2. 22, A Million (2016)
This is the record where Vernon stopped trusting his own voice and started shattering it on purpose. The textures are jagged, the structures are sudden, the predictability collapses. It should not work. It works because every glitch is a confession. "33 'GOD'" still sounds like someone trying to pray through a broken radio. If you want a record that captures what dissociation feels like, this is the one. Browse it on the library and look at the sudden-changes scores — they tell the story.

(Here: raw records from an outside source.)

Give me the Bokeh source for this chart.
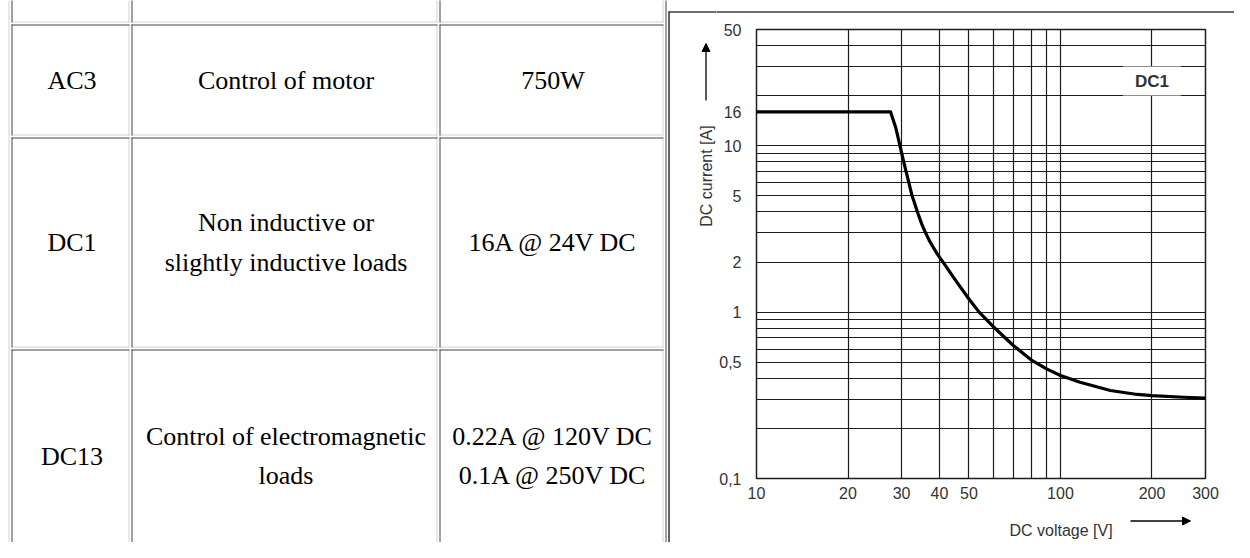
import math
from bokeh.plotting import figure
from bokeh.models import Range1d, FixedTicker, Label, Arrow, NormalHead
from bokeh.layouts import row, column
from bokeh.embed import file_html
from bokeh.resources import INLINE
from bokeh.core.properties import value

# ---------------- table content ----------------
codes = ["AC3", "DC1", "DC13"]
descriptions = ["Control of motor",
                "Non inductive or\nslightly inductive loads",
                "Control of electromagnetic\nloads"]
ratings = ["750W", "16A @ 24V DC", "0.22A @ 120V DC\n0.1A @ 250V DC"]

# ---------------- chart data ----------------
voltage = [10, 27.6, 28.7, 29.5, 30.5, 31.5, 32.5, 34, 35, 35.9, 37, 38, 39.5, 41.3, 45,
           50, 54, 60, 70, 80, 90, 100, 116, 146, 179, 200, 254, 300]
current = [16, 16, 12.9, 10.4, 8.0, 6.3, 5.0, 3.9, 3.37, 3.03, 2.70, 2.48, 2.21, 1.97, 1.57,
           1.2, 1.0, 0.82, 0.63, 0.517, 0.456, 0.416, 0.379, 0.338, 0.32, 0.315, 0.308, 0.304]

x_ticks = [10, 20, 30, 40, 50, 100, 200, 300]
x_tick_labels = ["10", "20", "30", "40", "50", "100", "200", "300"]
y_ticks = [0.1, 0.5, 1, 2, 5, 10, 16, 50]
y_tick_labels = ["0,1", "0,5", "1", "2", "5", "10", "16", "50"]
x_grid = [20, 30, 40, 50, 60, 70, 80, 90, 100, 200]
y_grid = [0.2, 0.3, 0.4, 0.5, 0.6, 0.7, 0.8, 0.9, 1, 2, 3, 4, 5, 6, 7, 8, 9, 10, 20, 30, 40]
curve_name = "DC1"
x_title = "DC voltage [V]"
y_title = "DC current [A]"

# ---------------- layout (pixels) ----------------
W, H = 1234, 542
TW = 716                 # left canvas: table + left side of chart picture
CW = W - TW              # right column width
TOP_H, BOT_H = 18, 38
PH = H - TOP_H - BOT_H
DARK, LIGHT = "#454545", "#d2d2d2"
FRAME_C = "#3c3c3c"
TXT_C = "#333333"
SANS = "Liberation Sans"


def canvas(x0, y0, w, h):
    f = figure(width=w, height=h, x_range=Range1d(x0, x0 + w), y_range=Range1d(y0 + h, y0),
               output_backend="svg", toolbar_location=None, x_axis_location=None,
               y_axis_location=None, min_border=0, outline_line_color=None, frame_align=False)
    f.grid.grid_line_color = None
    return f


# ---------------- table ----------------
rows_y = [(-100, 21), (24, 134), (137, 346), (349, 561)]
cols_x = [(11, 128), (131, 436), (439, 662)]

t = canvas(0, 0, TW, H)

dk = dict(x0=[], y0=[], x1=[], y1=[])
lt = dict(x0=[], y0=[], x1=[], y1=[])


def seg(d, a, b, c, e):
    d["x0"].append(a); d["y0"].append(b); d["x1"].append(c); d["y1"].append(e)


for (top, bot) in rows_y:
    for (l, r) in cols_x:
        seg(lt, l, bot + 0.5, r + 1, bot + 0.5)
        seg(lt, r + 0.5, top, r + 0.5, bot + 1)
        seg(dk, l, top + 0.5, r + 1, top + 0.5)
        seg(dk, l + 0.5, top, l + 0.5, bot + 1)
seg(lt, 8.5, -10, 8.5, 700)
seg(dk, 665.5, -10, 665.5, 700)

t.segment(line_color=LIGHT, line_width=1, **lt)
t.segment(line_color=DARK, line_width=1, **dk)

col_cx = [(l + r + 1) / 2 + 1.5 for (l, r) in cols_x]
row_cy = [(top + bot + 1) / 2 for (top, bot) in rows_y[1:]]
tx, ty, tt = [], [], []
for i in range(3):
    for j, col in enumerate([codes, descriptions, ratings]):
        tx.append(col_cx[j]); ty.append(row_cy[i]); tt.append(col[i])
t.text(x=tx, y=ty, text=tt, text_font=value("Liberation Serif"), text_font_size="26px",
       text_align="center", text_baseline="middle", text_color="black",
       text_line_height=1.35)

# left / top edge of the chart picture frame, y-axis title and arrow
t.segment(x0=[668.5, 668], y0=[11, 11.5], x1=[668.5, TW], y1=[600, 11.5],
          line_color=FRAME_C, line_width=1.6)
t.text(x=[705.5], y=[175.5], text=[y_title], angle=math.pi / 2, text_font=value(SANS),
       text_font_size="16px", text_color=TXT_C, text_align="center", text_baseline="middle")
t.add_layout(Arrow(end=NormalHead(size=8, fill_color="black", line_color="black"),
                   x_start=705.5, y_start=100, x_end=705.5, y_end=43, line_width=1.3))

# ---------------- top strip ----------------
tp = canvas(TW, 0, CW, TOP_H)
tp.segment(x0=[TW - 2], y0=[11.5], x1=[W + 5], y1=[11.5], line_color=FRAME_C, line_width=1.6)

# ---------------- chart ----------------
p = figure(width=CW, height=PH, x_axis_type="log", y_axis_type="log",
           x_range=Range1d(10, 300), y_range=Range1d(0.1, 50),
           output_backend="svg", toolbar_location=None, frame_align=False,
           min_border_left=756 - TW, min_border_right=29, min_border_top=11,
           min_border_bottom=26)

p.xgrid.ticker = FixedTicker(ticks=x_grid)
p.ygrid.ticker = FixedTicker(ticks=y_grid)
p.grid.grid_line_color = "#1c1c1c"
p.grid.grid_line_width = 1.2
p.outline_line_color = "#1c1c1c"
p.outline_line_width = 1.5

p.xaxis.ticker = FixedTicker(ticks=x_ticks)
p.yaxis.ticker = FixedTicker(ticks=y_ticks)
p.xaxis.major_label_overrides = dict(zip(x_ticks, x_tick_labels))
p.yaxis.major_label_overrides = dict(zip(y_ticks, y_tick_labels))
for ax in (p.xaxis, p.yaxis):
    ax.axis_line_color = None
    ax.major_tick_line_color = None
    ax.minor_tick_line_color = None
    ax.major_label_text_font = SANS
    ax.major_label_text_font_size = "16px"
    ax.major_label_text_color = TXT_C
p.xaxis.major_label_standoff = 2
p.yaxis.major_label_standoff = 9

p.line(voltage, current, line_width=3.2, line_color="black", line_join="round")

p.add_layout(Label(x=200, y=24.5, text=curve_name, text_font=SANS,
                   text_font_size="17px", text_font_style="bold", text_color=TXT_C,
                   text_align="center", text_baseline="middle",
                   background_fill_color="white",
                   padding=dict(left=12, right=12, top=5, bottom=5)))

# ---------------- bottom strip: x-axis title and arrow ----------------
b = canvas(TW, H - BOT_H, CW, BOT_H)
b.text(x=[1060.5], y=[530], text=[x_title], text_font=value(SANS), text_font_size="16px",
       text_color=TXT_C, text_align="center", text_baseline="middle")
b.add_layout(Arrow(end=NormalHead(size=8, fill_color="black", line_color="black"),
                   x_start=1130, y_start=520.5, x_end=1190, y_end=520.5, line_width=1.3))

layout = row(t, column(tp, p, b))
open("out.html", "w").write(file_html(layout, INLINE))
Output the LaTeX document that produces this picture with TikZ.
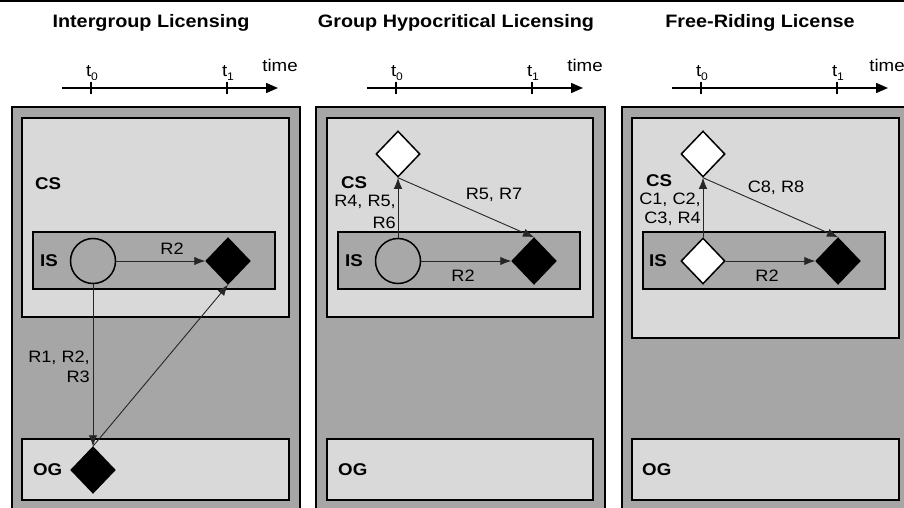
\documentclass[tikz,border=0pt]{standalone}
\usepackage{fontspec}
\setmainfont[FakeStretch=1.1]{Liberation Sans}
\usetikzlibrary{arrows.meta,shapes.geometric}

\definecolor{outergray}{HTML}{A6A6A6}
\definecolor{zonegray}{HTML}{D9D9D9}
\definecolor{innergray}{HTML}{A8A8A8}

\tikzset{
  panel/.style={draw=black, line width=2.5pt, fill=outergray},
  zone/.style={draw=black, line width=2pt, fill=zonegray},
  isbox/.style={draw=black, line width=2pt, fill=innergray},
  dia/.style={diamond, draw=black, line width=1.5pt, minimum width=44pt, minimum height=46pt, inner sep=0pt},
  bdia/.style={dia, fill=black},
  wdia/.style={dia, fill=white},
  circ/.style={circle, draw=black, line width=1.5pt, fill=innergray, minimum size=45pt, inner sep=0pt},
  rel/.style={draw=black!85, line width=0.9pt, -{Latex[length=11pt,width=8.5pt]}},
  lbl/.style={font=\fontsize{16.5}{18}\selectfont, inner sep=0pt},
  tag/.style={font=\bfseries\fontsize{17}{18}\selectfont, inner sep=0pt, anchor=west},
  ttl/.style={font=\bfseries\fontsize{18}{20}\selectfont, inner sep=0pt},
  axis/.style={line width=1.5pt, -{Triangle[length=12pt,width=10pt]}},
  tick/.style={line width=1.5pt},
  tlbl/.style={font=\fontsize{17}{18}\selectfont, inner sep=0pt, anchor=base},
}
\newcommand\tsub[1]{t\raisebox{-0.4ex}{\fontsize{11}{11}\selectfont #1}}

\begin{document}
\begin{tikzpicture}[x=1pt,y=-1pt]
\useasboundingbox (0,0) rectangle (904,508);
\clip (0,0) rectangle (904,508);
\fill[black] (0,0) rectangle (904,2.5);

% titles
\node[ttl] (ttl1) at (151,23) {Intergroup Licensing};
\node[ttl] (ttl2) at (456,23) {Group Hypocritical Licensing};
\node[ttl] (ttl3) at (760,23) {Free-Riding License};

% time axes
\foreach \o/\n/\dx in {91/1/0,396/2/0,701/3/-3}{
  \coordinate (ax\n s) at (\o-29,88);
  \coordinate (ax\n e) at (\o+187,88);
  \coordinate (t0\n) at (\o,88);
  \coordinate (t1\n) at (\o+136,88);
  \draw[axis] (ax\n s) -- (ax\n e);
  \draw[tick] ([yshift=-6pt]t0\n) -- ([yshift=6pt]t0\n);
  \draw[tick] ([yshift=-6pt]t1\n) -- ([yshift=6pt]t1\n);
  \node[tlbl] (lt0\n) at (\o+1,77) {\tsub{0}};
  \node[tlbl] (lt1\n) at (\o+137,77) {\tsub{1}};
  \node[tlbl] (ltime\n) at (\o+189+\dx,72) {time};
}

% ---------- Intergroup Licensing ----------
\draw[panel] (12,107) rectangle (300,530);
\draw[zone] (22,118) rectangle (289,317);
\draw[isbox] (33,232) rectangle (275,289);
\draw[zone] (22,439) rectangle (289,500);
\node[tag] (cs1) at (35,184) {CS};
\node[tag] (is1) at (40,261) {IS};
\node[tag] (og1) at (33,470) {OG};
\node[circ] (c1) at (93,261) {};
\node[bdia] (b1) at (228,261) {};
\node[bdia] (d1) at (93,470) {};
\draw[rel] (c1) -- (b1);
\draw[rel] (c1.south) -- (d1.north);
\draw[rel] (d1.north) -- (b1.south);
\node[lbl] (r1a) at (172,249) {R2};
\node[lbl, align=right, anchor=east, font=\fontsize{16.5}{20}\selectfont] (r1b) at (90,367) {R1, R2,\\R3};

% ---------- Group Hypocritical Licensing ----------
\draw[panel] (316,107) rectangle (605,530);
\draw[zone] (327,118) rectangle (593,317);
\draw[isbox] (338,232) rectangle (580,289);
\draw[zone] (327,439) rectangle (593,500);
\node[tag] (cs2) at (341,183) {CS};
\node[tag] (is2) at (345,261) {IS};
\node[tag] (og2) at (338,470) {OG};
\node[circ] (c2) at (398,261) {};
\node[bdia] (b2) at (534,261) {};
\node[wdia] (w2) at (398,154) {};
\draw[rel] (c2.north) -- (w2.south);
\draw[rel] (w2.south) -- (b2.north);
\draw[rel] (c2) -- (b2);
\node[lbl] (r2a) at (463,276) {R2};
\node[lbl] (r2b) at (494,195) {R5, R7};
\node[lbl, align=right, anchor=east, font=\fontsize{16.5}{22}\selectfont] (r2c) at (396,212) {R4, R5,\\R6};

% ---------- Free-Riding License ----------
\draw[panel] (622,107) rectangle (915,530);
\draw[zone] (632,118) rectangle (899,338);
\draw[isbox] (643,232) rectangle (885,289);
\draw[zone] (632,439) rectangle (899,500);
\node[tag] (cs3) at (646,181) {CS};
\node[tag] (is3) at (649,261) {IS};
\node[tag] (og3) at (642,470) {OG};
\node[wdia] (s3) at (703,261) {};
\node[bdia] (b3) at (838,261) {};
\node[wdia] (w3) at (703,154) {};
\draw[rel] (s3.north) -- (w3.south);
\draw[rel] (w3.south) -- (b3.north);
\draw[rel] (s3) -- (b3);
\node[lbl] (r3a) at (767,276) {R2};
\node[lbl] (r3b) at (776,188) {C8, R8};
\node[lbl, align=right, anchor=east, font=\fontsize{16.5}{19}\selectfont] (r3c) at (701,209) {C1, C2,\\C3, R4};
\end{tikzpicture}
\end{document}
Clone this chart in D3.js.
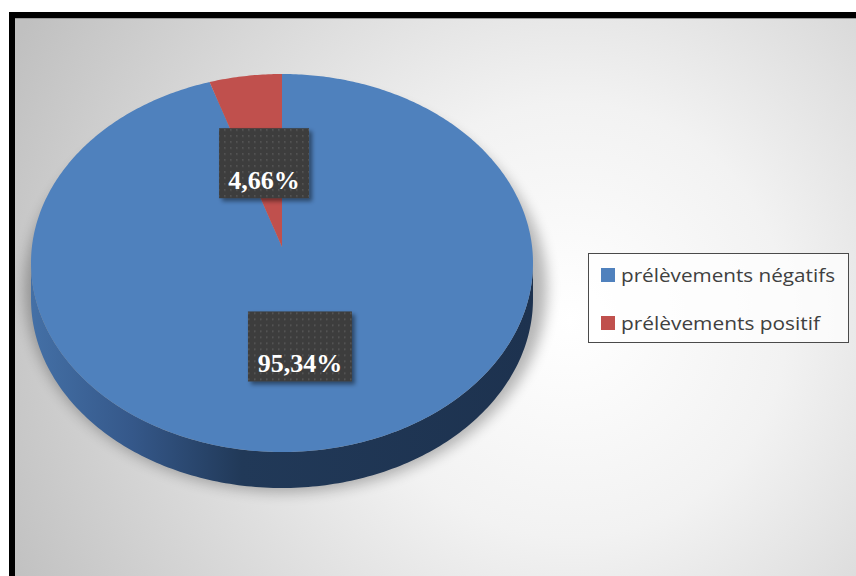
<!DOCTYPE html>
<html>
<head>
<meta charset="utf-8">
<script src="https://cdn.jsdelivr.net/npm/d3@7"></script>
<style>
  html, body { margin: 0; padding: 0; background: #fff; }
  svg { display: block; }
</style>
</head>
<body>
<svg width="856" height="576"></svg>
<script>
// data
const categories = ['prélèvements négatifs', 'prélèvements positif'];
const values = [95.34, 4.66];
const valueLabels = ['95,34%', '4,66%'];
const colors = ['#4f81bd', '#c0504d'];

const svg = d3.select('svg');
const defs = svg.append('defs');

// background gradient
const bg = defs.append('radialGradient').attr('id', 'bg')
    .attr('gradientUnits', 'userSpaceOnUse')
    .attr('cx', 570).attr('cy', 320).attr('r', 620);
bg.append('stop').attr('offset', '0').attr('stop-color', '#ffffff');
bg.append('stop').attr('offset', '0.35').attr('stop-color', '#f2f2f2');
bg.append('stop').attr('offset', '1').attr('stop-color', '#c0c0c0');

// side gradient
const side = defs.append('linearGradient').attr('id', 'side')
    .attr('gradientUnits', 'userSpaceOnUse')
    .attr('x1', 31).attr('x2', 533).attr('y1', 0).attr('y2', 0);
side.append('stop').attr('offset', '0').attr('stop-color', '#4470a6');
side.append('stop').attr('offset', '0.2').attr('stop-color', '#35588a');
side.append('stop').attr('offset', '0.42').attr('stop-color', '#213958');
side.append('stop').attr('offset', '1').attr('stop-color', '#1d324f');

defs.append('filter').attr('id', 'blur').attr('x', '-20%').attr('y', '-20%')
    .attr('width', '140%').attr('height', '140%')
  .append('feGaussianBlur').attr('stdDeviation', 7);

const ds = defs.append('filter').attr('id', 'boxshadow')
    .attr('x', '-20%').attr('y', '-20%').attr('width', '150%').attr('height', '150%');
ds.append('feDropShadow').attr('dx', 3).attr('dy', 3).attr('stdDeviation', 2)
    .attr('flood-color', '#000').attr('flood-opacity', 0.45);

const pat = defs.append('pattern').attr('id', 'dots')
    .attr('patternUnits', 'userSpaceOnUse').attr('width', 6).attr('height', 6);
pat.append('rect').attr('width', 6).attr('height', 6).attr('fill', '#3d3d3d');
pat.append('rect').attr('x', 2).attr('y', 2).attr('width', 1.5).attr('height', 1.5).attr('fill', '#5a5a5a');

// chart area with frame
svg.append('rect')
    .attr('x', 12).attr('y', 15).attr('width', 900).attr('height', 600)
    .attr('fill', 'url(#bg)');
svg.append('line').attr('x1', 15).attr('x2', 856).attr('y1', 18.5).attr('y2', 18.5)
    .attr('stroke', '#9a9a9a').attr('stroke-width', 1);

// pie geometry (3D perspective: tip above the ellipse centre)
const cx = 282, cyE = 263, rx = 251, ry = 189, depth = 36;
const tip = [282, 247];
const ept = (a, dy = 0) => [cx + rx * Math.sin(a), cyE - ry * Math.cos(a) + dy];

const pie = d3.pie().sort(null).value(d => d)(values);

// shadow under pie
svg.append('ellipse')
    .attr('cx', cx + 4).attr('cy', cyE + 26).attr('rx', rx + 10).attr('ry', ry + 14)
    .attr('fill', '#000').attr('opacity', 0.28).attr('filter', 'url(#blur)');

// side (lower half of the ellipse extruded)
const sideSteps = d3.range(0, 181).map(i => Math.PI / 2 + i * Math.PI / 180);
const sidePts = sideSteps.map(a => ept(a))
    .concat(sideSteps.slice().reverse().map(a => ept(a, depth)));
svg.append('path')
    .attr('d', d3.line()(sidePts) + 'Z')
    .attr('fill', 'url(#side)');

// top face slices
const slicePath = d => {
  const n = Math.max(2, Math.ceil((d.endAngle - d.startAngle) * 90));
  const pts = [tip];
  for (let i = 0; i <= n; i++) {
    pts.push(ept(d.startAngle + (d.endAngle - d.startAngle) * i / n));
  }
  return d3.line()(pts) + 'Z';
};
svg.selectAll('path.slice')
  .data(pie).enter()
  .append('path')
    .attr('class', 'slice')
    .attr('d', slicePath)
    .attr('fill', (d, i) => colors[i]);

// data labels
const labelPos = d => {
  const m = (d.startAngle + d.endAngle) / 2;
  const p = ept(m);
  const f = 0.49;
  return [tip[0] + (p[0] - tip[0]) * f, tip[1] + (p[1] - tip[1]) * f];
};
const lab = svg.selectAll('g.label')
  .data(pie).enter()
  .append('g')
    .attr('class', 'label')
    .attr('transform', d => {
      const [x, y] = labelPos(d);
      return `translate(${x},${y})`;
    });
lab.append('rect')
    .attr('x', (d, i) => i === 0 ? -52 : -45)
    .attr('y', -35).attr('height', 70)
    .attr('width', (d, i) => i === 0 ? 104 : 90)
    .attr('fill', 'url(#dots)')
    .attr('filter', 'url(#boxshadow)');
lab.append('text')
    .attr('x', 0).attr('y', 26)
    .attr('text-anchor', 'middle')
    .attr('font-family', '"Liberation Serif", "Times New Roman", serif')
    .attr('font-weight', 'bold')
    .attr('font-size', 26)
    .attr('fill', '#fff')
    .text((d, i) => valueLabels[i]);

// legend
const legend = svg.append('g').attr('transform', 'translate(588.5,253.5)');
legend.append('rect')
    .attr('width', 260).attr('height', 89)
    .attr('fill', '#ffffff').attr('fill-opacity', 0.75)
    .attr('stroke', '#4a4a4a').attr('stroke-width', 1);
const item = legend.selectAll('g.item')
  .data(categories).enter()
  .append('g')
    .attr('class', 'item')
    .attr('transform', (d, i) => `translate(12.5,${14.5 + i * 48})`);
item.append('rect')
    .attr('width', 14).attr('height', 14)
    .attr('fill', (d, i) => colors[i]);
item.append('text')
    .attr('x', 20).attr('y', 13.5)
    .attr('font-family', '"Open Sans", Lato, sans-serif')
    .attr('font-size', 18.5)
    .attr('fill', '#404040')
    .attr('textLength', (d, i) => i === 0 ? 214 : 199)
    .attr('lengthAdjust', 'spacingAndGlyphs')
    .text(d => d);

// frame
svg.append('rect')
    .attr('x', 12).attr('y', 15).attr('width', 900).attr('height', 600)
    .attr('fill', 'none').attr('stroke', '#000').attr('stroke-width', 6);
</script>
</body>
</html>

1. For Emma, Forever Ago (2008)
Recorded alone in a Wisconsin cabin during the kind of winter that rewires a person. There is no production trick here that newer engineers cannot replicate. What they cannot replicate is the room. You can hear the room. You can hear the cold. The dynamic range is enormous because the silences are real silences, not engineered ones, and when "Skinny Love" crescendos it sounds like Vernon is trying to apologize to someone who is not in the room anymore. This is the heaviest record he has made, and it is heaviest because it is the smallest.
How to use this list
If you are sensory-sensitive, the safest entries are SABLE, fABLE and i,i. The most demanding are 22, A Million and For Emma. If you are choosing based on mood rather than tolerance, work backwards from the top of this list when you need company in something heavy, and forwards from the bottom when you need a soft place to land.